◆ WORK REQUIRED
Retype every line from the start of the data down to and including the line with "from matplotlib.ticker import MultipleLocator". Skip the pictures.

◆ SOURCE DATA
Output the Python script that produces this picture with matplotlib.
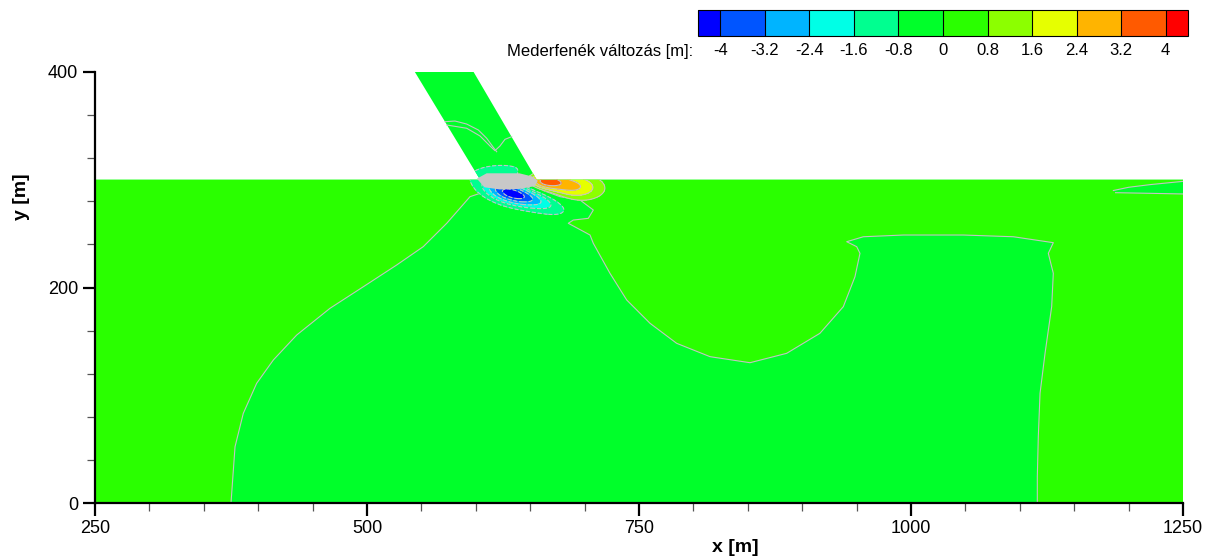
import numpy as np
import matplotlib
matplotlib.use("Agg")
import matplotlib.pyplot as plt
from matplotlib.colors import ListedColormap, BoundaryNorm
from matplotlib.patches import Polygon
from matplotlib.cm import ScalarMappable
from matplotlib.ticker import MultipleLocator

plt.rcParams["font.family"] = ["Liberation Sans", "DejaVu Sans"]

# ---- colour classes of the bed change [m] ----
LEVELS = [-4, -3.2, -2.4, -1.6, -0.8, 0, 0.8, 1.6, 2.4, 3.2, 4]
LEVEL_LABELS = ["-4", "-3.2", "-2.4", "-1.6", "-0.8", "0", "0.8", "1.6", "2.4", "3.2", "4"]
CLASS_COLORS = ["#0000FF", "#0055FF", "#00B4FF", "#00FFE6", "#00FF90", "#00FF2A",
                "#2AFF00", "#8CFF00", "#E6FF00", "#FFB400", "#FF5A00", "#FF0000"]

# ---- model domain: main reach plus the inclined side channel ----
DOMAIN_X = [250, 1250, 1250, 656, 598, 544, 604, 250]
DOMAIN_Y = [0, 0, 300, 300, 400, 400, 300, 300]
BACKGROUND_CHANGE = -0.4

# deposition zone along the left bank (between x=250 and the zero line)
LEFT_ZONE_X = [375, 378.7, 386.3, 398.6, 413.9, 435.4, 466.0, 496.6, 527.3,
               551.7, 573.3, 594.7, 603.9, 606.6]
LEFT_ZONE_Y = [0, 52.2, 83.2, 111.1, 132.7, 155.9, 180.7, 200.7, 220.9,
               237.9, 259.6, 284.3, 287.4, 295.1]
LEFT_ZONE_CHANGE = 0.4

# zero line bounding the deposition zone downstream of the junction
RIGHT_ZONE_X = [648, 662, 677.4, 695.8, 708, 703.4, 689.6, 685, 705, 708, 723.3,
                738.7, 760.1, 784.6, 815.3, 852.0, 885.7, 916.3, 937.8, 948.5,
                953.1, 950.1, 940.9, 956.2, 993.0, 1048.1, 1094.1, 1130.8,
                1126.2, 1130.8, 1129.3, 1123.2, 1118.6, 1117.0, 1116.1, 1116.1]
RIGHT_ZONE_Y = [300, 290, 284.3, 281.2, 271.9, 264.2, 262.6, 259.6, 248.7, 241,
                213.2, 188.4, 166.8, 148.2, 135.8, 130.2, 138.9, 157.5, 182.2,
                210.0, 231.7, 237.9, 242.5, 247.1, 248.7, 248.7, 247.1, 241.6,
                231.7, 213.2, 182.2, 138.9, 101.8, 61.5, 24.4, 0]
RIGHT_ZONE_CHANGE = 0.4

# small erosion wedge at the downstream bank
WEDGE_X = [1186, 1200, 1220, 1240, 1250, 1250, 1220, 1188]
WEDGE_Y = [290, 293, 295.5, 297.5, 298.5, 286.8, 287.4, 288]
WEDGE_CHANGE = -0.4

# contour lines inside the side channel
CHANNEL_LINE_A_X = [571.7, 580.9, 591.6, 602.3, 610.0, 616.1, 619.2]
CHANNEL_LINE_A_Y = [353.9, 354.5, 351.7, 346.2, 338.5, 330.1, 326.0]
CHANNEL_LINE_B_X = [573.3, 591.6, 603.9, 613.1, 617.6, 622.2, 626.8, 633.0]
CHANNEL_LINE_B_Y = [350.8, 347.8, 340.6, 331.3, 327.0, 331.3, 337.5, 340.0]

# scour hole and deposition mound at the junction (elliptic features)
FEATURE_X = [633, 664, 662, 688, 625]
FEATURE_Y = [287, 279, 299, 294, 306]
FEATURE_AMP = [-4.2, -1.4, 3.0, 2.6, -1.1]
FEATURE_SX = [18, 18, 12, 20, 28]
FEATURE_SY = [7, 8, 6, 9, 9]
FEATURE_ANGLE = [-14, -20, 0, -4, 0]

# dry cells at the channel mouth
DRY_X = [601, 610, 640, 652, 657, 654, 640, 622, 608]
DRY_Y = [301, 306, 306, 303, 299, 294, 291.5, 291, 293]

LINE_GREY = "#C4C4C4"

cmap = ListedColormap(CLASS_COLORS[1:-1])
cmap.set_under(CLASS_COLORS[0])
cmap.set_over(CLASS_COLORS[-1])
norm = BoundaryNorm(LEVELS, cmap.N)

W, H = 1215, 559
fig = plt.figure(figsize=(W / 100, H / 100), dpi=100)
ax = fig.add_axes([95 / W, 1 - 503 / H, (1183 - 95) / W, (503 - 72) / H])

# zone fills
ax.fill(DOMAIN_X, DOMAIN_Y, color=cmap(norm(BACKGROUND_CHANGE)), lw=0, zorder=1)
ax.fill([250] + LEFT_ZONE_X + [608, 250], [0] + LEFT_ZONE_Y + [300, 300],
        color=cmap(norm(LEFT_ZONE_CHANGE)), lw=0, zorder=1.2)
ax.fill(RIGHT_ZONE_X + [1250, 1250], RIGHT_ZONE_Y + [0, 300],
        color=cmap(norm(RIGHT_ZONE_CHANGE)), lw=0, zorder=1.2)
ax.fill(WEDGE_X, WEDGE_Y, color=cmap(norm(WEDGE_CHANGE)), lw=0, zorder=1.4)

# zero lines
for xs, ys in [(LEFT_ZONE_X, LEFT_ZONE_Y), (RIGHT_ZONE_X, RIGHT_ZONE_Y),
               (WEDGE_X[:5], WEDGE_Y[:5]), (WEDGE_X[5:], WEDGE_Y[5:]),
               (CHANNEL_LINE_A_X, CHANNEL_LINE_A_Y),
               (CHANNEL_LINE_B_X, CHANNEL_LINE_B_Y)]:
    ax.plot(xs, ys, color=LINE_GREY, lw=0.8, zorder=2)

# junction scour / deposition field
gx = np.arange(540, 800, 0.5)
gy = np.arange(220, 380, 0.5)
GX, GY = np.meshgrid(gx, gy)
Z = np.zeros_like(GX)
for x0, y0, a, sx, sy, ang in zip(FEATURE_X, FEATURE_Y, FEATURE_AMP,
                                  FEATURE_SX, FEATURE_SY, FEATURE_ANGLE):
    t = np.deg2rad(ang)
    dx, dy = GX - x0, GY - y0
    u = dx * np.cos(t) + dy * np.sin(t)
    v = -dx * np.sin(t) + dy * np.cos(t)
    Z += a * np.exp(-(u ** 2 / (2 * sx ** 2) + v ** 2 / (2 * sy ** 2)))

fill_levels = [-100, -4, -3.2, -2.4, -1.6, -0.8, 0.8, 1.6, 2.4, 3.2, 4, 100]
fill_colors = CLASS_COLORS[0:5] + [(1, 1, 1, 0)] + CLASS_COLORS[7:12]
clip = Polygon(np.column_stack([DOMAIN_X, DOMAIN_Y]), closed=True,
               transform=ax.transData)
cf = ax.contourf(GX, GY, Z, levels=fill_levels, colors=fill_colors, zorder=3)
cf.set_clip_path(clip)
cl = ax.contour(GX, GY, Z, levels=[-4, -3.2, -2.4, -1.6, -0.8, 0.8, 1.6, 2.4, 3.2, 4],
                colors=LINE_GREY, linewidths=0.8, zorder=4)
cl.set_clip_path(clip)

ax.fill(DRY_X, DRY_Y, color="#C8C8C8", lw=0, zorder=5)

# axes styling
ax.set_xlim(250, 1250)
ax.set_ylim(0, 400)
for side in ["top", "right"]:
    ax.spines[side].set_visible(False)
for side in ["left", "bottom"]:
    ax.spines[side].set_linewidth(1.6)
ax.xaxis.set_major_locator(MultipleLocator(250))
ax.xaxis.set_minor_locator(MultipleLocator(50))
ax.yaxis.set_major_locator(MultipleLocator(200))
ax.yaxis.set_minor_locator(MultipleLocator(40))
ax.tick_params(which="major", direction="out", length=9, width=1.6, labelsize=13, pad=3)
ax.tick_params(which="minor", direction="out", length=6, width=0.9, color="#555555")
fig.text(735 / W, 1 - 548 / H, "x [m]", fontsize=14, fontweight="bold",
         ha="center", va="center")
fig.text(22 / W, 1 - 197 / H, "y [m]", fontsize=14, fontweight="bold",
         ha="center", va="center", rotation=90)

# colour legend
cax = fig.add_axes([698 / W, 1 - 36 / H, 490 / W, 26 / H])
sm = ScalarMappable(norm=norm, cmap=cmap)
cb = fig.colorbar(sm, cax=cax, orientation="horizontal", extend="both",
                  extendrect=True, extendfrac=0.05, drawedges=True)
cb.outline.set_linewidth(0.8)
cb.dividers.set_linewidth(0.8)
cb.set_ticks(LEVELS)
cb.set_ticklabels(LEVEL_LABELS)
cax.tick_params(length=0, labelsize=12, pad=5)
fig.text(693 / W, 1 - 52 / H, "Mederfenék változás [m]:", fontsize=12,
         ha="right", va="center")

fig.savefig("out.png", dpi=100)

◆ THE RESULT
Output the Python script that produces this picture with matplotlib.
import numpy as np
import matplotlib
matplotlib.use("Agg")
import matplotlib.pyplot as plt
from matplotlib.colors import ListedColormap, BoundaryNorm
from matplotlib.patches import Polygon
from matplotlib.cm import ScalarMappable
from matplotlib.ticker import MultipleLocator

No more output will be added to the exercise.